Rohstoffe als Absicherung

Eine weitere gute Absicherung im Depot gegen eine hartnäckige Inflation, die Notenbanken zu noch aggressiveren Zinserhöhungen zwingen könnte, ist zudem der Rohstoffbereich. Die Branche hat in den letzten Jahrzehnten mangels (scheinbar) fehlender Zukunftsaussichten vergleichsweise wenig investiert. Mit steigenden Zinsen wird die Erschliessung neuer Rohstoffquellen teuer, was die bestehenden Ressourcen wertvoller macht. 

Ein gängiger ETF, um breit in den Rohstoff-Sektor zu investieren, ist der "iShares Diversified Commodity Swap UCITS ETF" (ISIN: IE00BDFL4P12).

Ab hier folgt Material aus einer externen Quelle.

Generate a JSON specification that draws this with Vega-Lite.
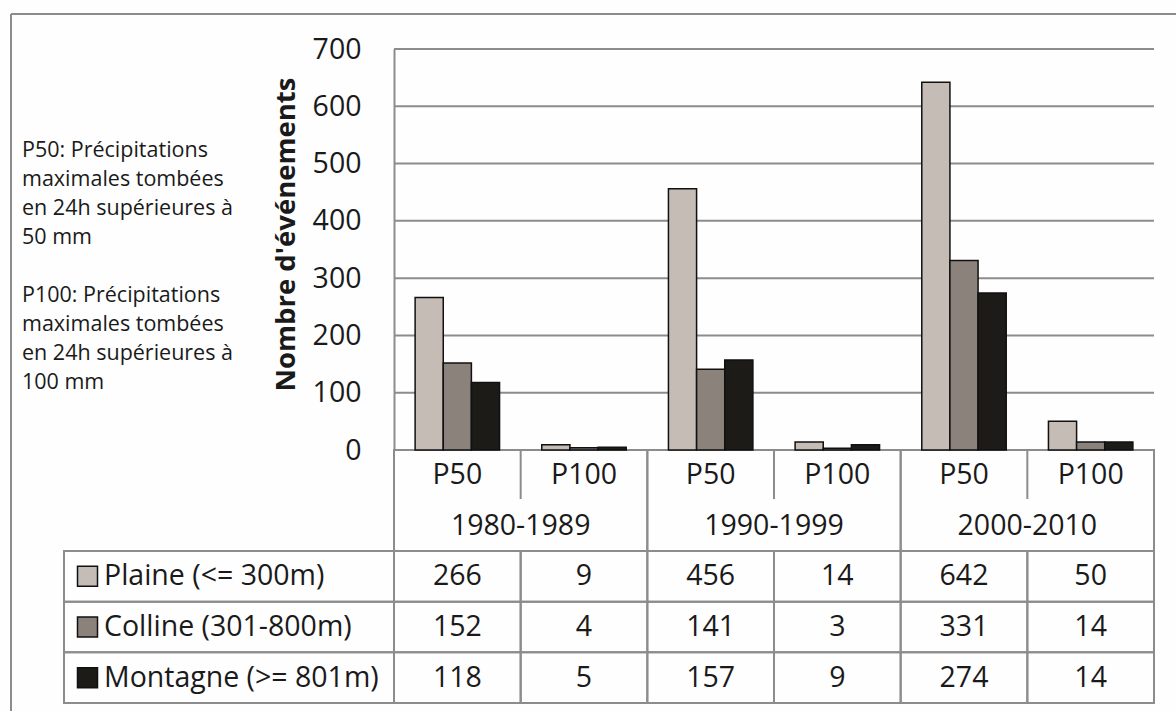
{
  "$schema": "https://vega.github.io/schema/vega-lite/v6.json",
  "width": 1176,
  "height": 711,
  "autosize": {"type": "fit", "contains": "padding"},
  "padding": {"left": 10, "top": 13, "right": 0, "bottom": 0},
  "background": "#fefefe",
  "view": {"stroke": null, "fill": "#fefefe"},
  "config": {"font": "Open Sans"},
  "datasets": {
    "evenements": [
      {"decennie": "1980-1989", "seuil": "P50", "colonne": "1980-1989 P50", "region": "Plaine (<= 300m)", "valeur": 266},
      {"decennie": "1980-1989", "seuil": "P100", "colonne": "1980-1989 P100", "region": "Plaine (<= 300m)", "valeur": 9},
      {"decennie": "1990-1999", "seuil": "P50", "colonne": "1990-1999 P50", "region": "Plaine (<= 300m)", "valeur": 456},
      {"decennie": "1990-1999", "seuil": "P100", "colonne": "1990-1999 P100", "region": "Plaine (<= 300m)", "valeur": 14},
      {"decennie": "2000-2010", "seuil": "P50", "colonne": "2000-2010 P50", "region": "Plaine (<= 300m)", "valeur": 642},
      {"decennie": "2000-2010", "seuil": "P100", "colonne": "2000-2010 P100", "region": "Plaine (<= 300m)", "valeur": 50},
      {"decennie": "1980-1989", "seuil": "P50", "colonne": "1980-1989 P50", "region": "Colline (301-800m)", "valeur": 152},
      {"decennie": "1980-1989", "seuil": "P100", "colonne": "1980-1989 P100", "region": "Colline (301-800m)", "valeur": 4},
      {"decennie": "1990-1999", "seuil": "P50", "colonne": "1990-1999 P50", "region": "Colline (301-800m)", "valeur": 141},
      {"decennie": "1990-1999", "seuil": "P100", "colonne": "1990-1999 P100", "region": "Colline (301-800m)", "valeur": 3},
      {"decennie": "2000-2010", "seuil": "P50", "colonne": "2000-2010 P50", "region": "Colline (301-800m)", "valeur": 331},
      {"decennie": "2000-2010", "seuil": "P100", "colonne": "2000-2010 P100", "region": "Colline (301-800m)", "valeur": 14},
      {"decennie": "1980-1989", "seuil": "P50", "colonne": "1980-1989 P50", "region": "Montagne (>= 801m)", "valeur": 118},
      {"decennie": "1980-1989", "seuil": "P100", "colonne": "1980-1989 P100", "region": "Montagne (>= 801m)", "valeur": 5},
      {"decennie": "1990-1999", "seuil": "P50", "colonne": "1990-1999 P50", "region": "Montagne (>= 801m)", "valeur": 157},
      {"decennie": "1990-1999", "seuil": "P100", "colonne": "1990-1999 P100", "region": "Montagne (>= 801m)", "valeur": 9},
      {"decennie": "2000-2010", "seuil": "P50", "colonne": "2000-2010 P50", "region": "Montagne (>= 801m)", "valeur": 274},
      {"decennie": "2000-2010", "seuil": "P100", "colonne": "2000-2010 P100", "region": "Montagne (>= 801m)", "valeur": 14}
    ],
    "graduations": [{"v": 0}, {"v": 100}, {"v": 200}, {"v": 300}, {"v": 400}, {"v": 500}, {"v": 600}, {"v": 700}],
    "notes": [
      {"seuil": "P50", "texte": "P50: Précipitations\nmaximales tombées\nen 24h supérieures à\n50 mm"},
      {"seuil": "P100", "texte": "P100: Précipitations\nmaximales tombées\nen 24h supérieures à\n100 mm"}
    ],
    "cadre": [{"bord": "haut"}, {"bord": "gauche"}]
  },
  "resolve": {
    "scale": {"x": "independent", "y": "independent"},
    "axis": {"x": "independent", "y": "independent"}
  },
  "layer": [
    {
      "data": {"name": "cadre"},
      "transform": [{"filter": "datum.bord == 'haut'"}],
      "mark": {"type": "rule", "color": "#8c8c8c", "strokeWidth": 2},
      "encoding": {
        "x": {"datum": "début", "type": "nominal", "scale": {"type": "point", "domain": ["début", "fin"], "range": [0, 1180], "padding": 0}, "axis": null},
        "x2": {"datum": "fin"},
        "y": {"datum": "haut", "type": "nominal", "scale": {"type": "point", "domain": ["haut", "bas"], "range": [0, 710], "padding": 0}, "axis": null}
      }
    },
    {
      "data": {"name": "cadre"},
      "transform": [{"filter": "datum.bord == 'gauche'"}],
      "mark": {"type": "rule", "color": "#8c8c8c", "strokeWidth": 2},
      "encoding": {
        "x": {"datum": "début", "type": "nominal", "scale": {"type": "point", "domain": ["début", "fin"], "range": [0, 1180], "padding": 0}, "axis": null},
        "y": {"datum": "haut", "type": "nominal", "scale": {"type": "point", "domain": ["haut", "bas"], "range": [0, 710], "padding": 0}, "axis": null},
        "y2": {"datum": "bas"}
      }
    },
    {
      "data": {"name": "graduations"},
      "mark": {"type": "rule", "color": "#8c8c8c", "strokeWidth": 2},
      "encoding": {
        "y": {"field": "v", "type": "quantitative", "scale": {"domain": [0, 700], "range": [436, 35], "nice": false, "zero": false}, "axis": null},
        "x": {"datum": "début", "type": "nominal", "scale": {"type": "point", "domain": ["début", "fin"], "range": [383, 1143], "padding": 0}, "axis": null},
        "x2": {"datum": "fin"}
      }
    },
    {
      "data": {"name": "evenements"},
      "transform": [{"filter": "datum.region == 'Plaine (<= 300m)' && datum.seuil == 'P50'"}],
      "mark": {"type": "rect", "fillOpacity": 0, "stroke": "#8c8c8c", "strokeWidth": 2},
      "encoding": {
        "x": {"field": "decennie", "type": "nominal", "scale": {"type": "band", "domain": ["1980-1989", "1990-1999", "2000-2010"], "range": [383, 1143], "paddingInner": 0, "paddingOuter": 0}, "axis": null},
        "y": {"datum": "entête", "type": "nominal", "scale": {"type": "band", "domain": ["entête"], "range": [436, 537], "paddingInner": 0, "paddingOuter": 0}, "axis": null}
      }
    },
    {
      "data": {"name": "evenements"},
      "mark": {"type": "rect", "fillOpacity": 0, "stroke": "#8c8c8c", "strokeWidth": 2},
      "encoding": {
        "x": {"field": "colonne", "type": "nominal", "scale": {"type": "band", "domain": ["1980-1989 P50", "1980-1989 P100", "1990-1999 P50", "1990-1999 P100", "2000-2010 P50", "2000-2010 P100"], "range": [383, 1143], "paddingInner": 0, "paddingOuter": 0}, "axis": null},
        "y": {"field": "region", "type": "nominal", "scale": {"type": "band", "domain": ["Plaine (<= 300m)", "Colline (301-800m)", "Montagne (>= 801m)"], "range": [537, 689], "paddingInner": 0, "paddingOuter": 0}, "axis": null}
      }
    },
    {
      "data": {"name": "evenements"},
      "transform": [{"filter": "datum.colonne == '1980-1989 P50'"}],
      "mark": {"type": "rect", "fillOpacity": 0, "stroke": "#8c8c8c", "strokeWidth": 2},
      "encoding": {
        "x": {"datum": "légende", "type": "nominal", "scale": {"type": "band", "domain": ["légende"], "range": [53, 383], "paddingInner": 0, "paddingOuter": 0}, "axis": null},
        "y": {"field": "region", "type": "nominal", "scale": {"type": "band", "domain": ["Plaine (<= 300m)", "Colline (301-800m)", "Montagne (>= 801m)"], "range": [537, 689], "paddingInner": 0, "paddingOuter": 0}, "axis": null}
      }
    },
    {
      "data": {"name": "evenements"},
      "transform": [{"filter": "datum.region == 'Plaine (<= 300m)' && datum.seuil == 'P50'"}],
      "mark": {"type": "rule", "color": "#8c8c8c", "strokeWidth": 2},
      "encoding": {
        "x": {"field": "colonne", "type": "nominal", "bandPosition": 1, "scale": {"type": "band", "domain": ["1980-1989 P50", "1980-1989 P100", "1990-1999 P50", "1990-1999 P100", "2000-2010 P50", "2000-2010 P100"], "range": [383, 1143], "paddingInner": 0, "paddingOuter": 0}, "axis": null},
        "y": {"datum": "haut", "type": "nominal", "scale": {"type": "point", "domain": ["haut", "bas"], "range": [436, 485], "padding": 0}, "axis": null},
        "y2": {"datum": "bas"}
      }
    },
    {
      "data": {"name": "evenements"},
      "mark": {"type": "bar", "stroke": "#111111", "strokeWidth": 1.5},
      "encoding": {
        "x": {"field": "colonne", "type": "nominal", "scale": {"type": "band", "domain": ["1980-1989 P50", "1980-1989 P100", "1990-1999 P50", "1990-1999 P100", "2000-2010 P50", "2000-2010 P100"], "range": [383, 1143], "paddingInner": 0, "paddingOuter": 0}, "axis": null},
        "xOffset": {"field": "region", "type": "nominal", "scale": {"domain": ["Plaine (<= 300m)", "Colline (301-800m)", "Montagne (>= 801m)"], "paddingInner": 0, "paddingOuter": 0.75}},
        "y": {
          "field": "valeur", "type": "quantitative",
          "scale": {"domain": [0, 700], "range": [436, 35], "nice": false},
          "axis": {
            "orient": "left", "offset": -383, "values": [0, 100, 200, 300, 400, 500, 600, 700],
            "grid": false, "ticks": false, "domain": true, "domainColor": "#8c8c8c", "domainWidth": 2,
            "labelPadding": 33, "labelFontSize": 28.5, "labelColor": "#1a1a1a", "labelFont": "Open Sans",
            "title": "Nombre d'événements", "titleFont": "Open Sans", "titleFontSize": 27.5, "titleFontWeight": "bold",
            "titleColor": "#1a1a1a", "titleX": -108, "titleY": 220, "titleBaseline": "middle", "titleAngle": 270
          }
        },
        "fill": {"field": "region", "type": "nominal", "scale": {"domain": ["Plaine (<= 300m)", "Colline (301-800m)", "Montagne (>= 801m)"], "range": ["#c5bcb5", "#8b827c", "#1d1b18"]}, "legend": null}
      }
    },
    {
      "data": {"name": "evenements"},
      "transform": [{"filter": "datum.region == 'Plaine (<= 300m)'"}],
      "mark": {"type": "text", "fontSize": 28.5, "color": "#1a1a1a", "baseline": "middle"},
      "encoding": {
        "text": {"field": "seuil"},
        "x": {"field": "colonne", "type": "nominal", "scale": {"type": "band", "domain": ["1980-1989 P50", "1980-1989 P100", "1990-1999 P50", "1990-1999 P100", "2000-2010 P50", "2000-2010 P100"], "range": [383, 1143], "paddingInner": 0, "paddingOuter": 0}, "axis": null},
        "y": {"datum": "seuil", "type": "nominal", "scale": {"type": "band", "domain": ["seuil", "décennie"], "range": [436, 537], "paddingInner": 0, "paddingOuter": 0}, "axis": null}
      }
    },
    {
      "data": {"name": "evenements"},
      "transform": [{"filter": "datum.region == 'Plaine (<= 300m)' && datum.seuil == 'P50'"}],
      "mark": {"type": "text", "fontSize": 28.5, "color": "#1a1a1a", "baseline": "middle"},
      "encoding": {
        "text": {"field": "decennie"},
        "x": {"field": "decennie", "type": "nominal", "scale": {"type": "band", "domain": ["1980-1989", "1990-1999", "2000-2010"], "range": [383, 1143], "paddingInner": 0, "paddingOuter": 0}, "axis": null},
        "y": {"datum": "décennie", "type": "nominal", "scale": {"type": "band", "domain": ["seuil", "décennie"], "range": [436, 537], "paddingInner": 0, "paddingOuter": 0}, "axis": null}
      }
    },
    {
      "data": {"name": "evenements"},
      "mark": {"type": "text", "fontSize": 28.5, "color": "#1a1a1a", "baseline": "middle"},
      "encoding": {
        "text": {"field": "valeur", "type": "quantitative"},
        "x": {"field": "colonne", "type": "nominal", "scale": {"type": "band", "domain": ["1980-1989 P50", "1980-1989 P100", "1990-1999 P50", "1990-1999 P100", "2000-2010 P50", "2000-2010 P100"], "range": [383, 1143], "paddingInner": 0, "paddingOuter": 0}, "axis": null},
        "y": {"field": "region", "type": "nominal", "scale": {"type": "band", "domain": ["Plaine (<= 300m)", "Colline (301-800m)", "Montagne (>= 801m)"], "range": [537, 689], "paddingInner": 0, "paddingOuter": 0}, "axis": null}
      }
    },
    {
      "data": {"name": "evenements"},
      "transform": [{"filter": "datum.colonne == '1980-1989 P50'"}],
      "mark": {"type": "point", "shape": "square", "size": 400, "filled": true, "stroke": "#111111", "strokeWidth": 1.5, "opacity": 1},
      "encoding": {
        "x": {"datum": "carré", "type": "nominal", "scale": {"type": "point", "domain": ["carré", "libellé"], "range": [76.5, 93], "padding": 0}, "axis": null},
        "y": {"field": "region", "type": "nominal", "scale": {"type": "band", "domain": ["Plaine (<= 300m)", "Colline (301-800m)", "Montagne (>= 801m)"], "range": [537, 689], "paddingInner": 0, "paddingOuter": 0}, "axis": null},
        "fill": {"field": "region", "type": "nominal", "scale": {"domain": ["Plaine (<= 300m)", "Colline (301-800m)", "Montagne (>= 801m)"], "range": ["#c5bcb5", "#8b827c", "#1d1b18"]}, "legend": null}
      }
    },
    {
      "data": {"name": "evenements"},
      "transform": [{"filter": "datum.colonne == '1980-1989 P50'"}],
      "mark": {"type": "text", "fontSize": 28.5, "color": "#1a1a1a", "baseline": "middle", "align": "left"},
      "encoding": {
        "text": {"field": "region"},
        "x": {"datum": "libellé", "type": "nominal", "scale": {"type": "point", "domain": ["carré", "libellé"], "range": [76.5, 93], "padding": 0}, "axis": null},
        "y": {"field": "region", "type": "nominal", "scale": {"type": "band", "domain": ["Plaine (<= 300m)", "Colline (301-800m)", "Montagne (>= 801m)"], "range": [537, 689], "paddingInner": 0, "paddingOuter": 0}, "axis": null}
      }
    },
    {
      "data": {"name": "notes"},
      "mark": {"type": "text", "fontSize": 21.5, "color": "#1a1a1a", "baseline": "middle", "align": "left", "lineBreak": "\n", "lineHeight": 29},
      "encoding": {
        "text": {"field": "texte"},
        "x": {"datum": "note", "type": "nominal", "bandPosition": 0, "scale": {"type": "band", "domain": ["note"], "range": [11, 250], "paddingInner": 0, "paddingOuter": 0}, "axis": null},
        "y": {"field": "seuil", "type": "nominal", "scale": {"type": "point", "domain": ["P50", "P100"], "range": [137, 282], "padding": 0}, "axis": null}
      }
    }
  ]
}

Dieser basiert auf den Bloomberg Commodity Index und bietet Zugang zu Futures auf Rohstoffen aus den Bereichen Energie, Edelmetalle, Industriemetalle, Lebendvieh und Agrarrohstoffe. 

Neben den Bereichen Finanz und Energie zeigt eine Betrachtung der einzelnen Sektoren seit dem Tief der Zinsen im August 2020, dass insbesondere diejenigen Sektoren profitiert haben, welche in den Vorjahren eine vergleichsweise schwache Performance erzielt hatten. Neben Finanzen und Energie ist dies teilweise auch im Bereich Industrie der Fall. Bei diesen drei Sektoren sind klassischerweise viele sogenannte "Value"-Aktien" zu finden, also Aktien, die vergleichsweise günstig bewertet sind oder aber auch eine hohe Dividende bezahlen. 

Solche Aktien sind zudem traditionell häufiger in Europa zu finden als in den USA, wo wachstumsstarke, aber hoch bewertete Aktien dominieren. Es könnte sich daher lohnen, den Fokus künftig ein wenig mehr auf Europa zu legen.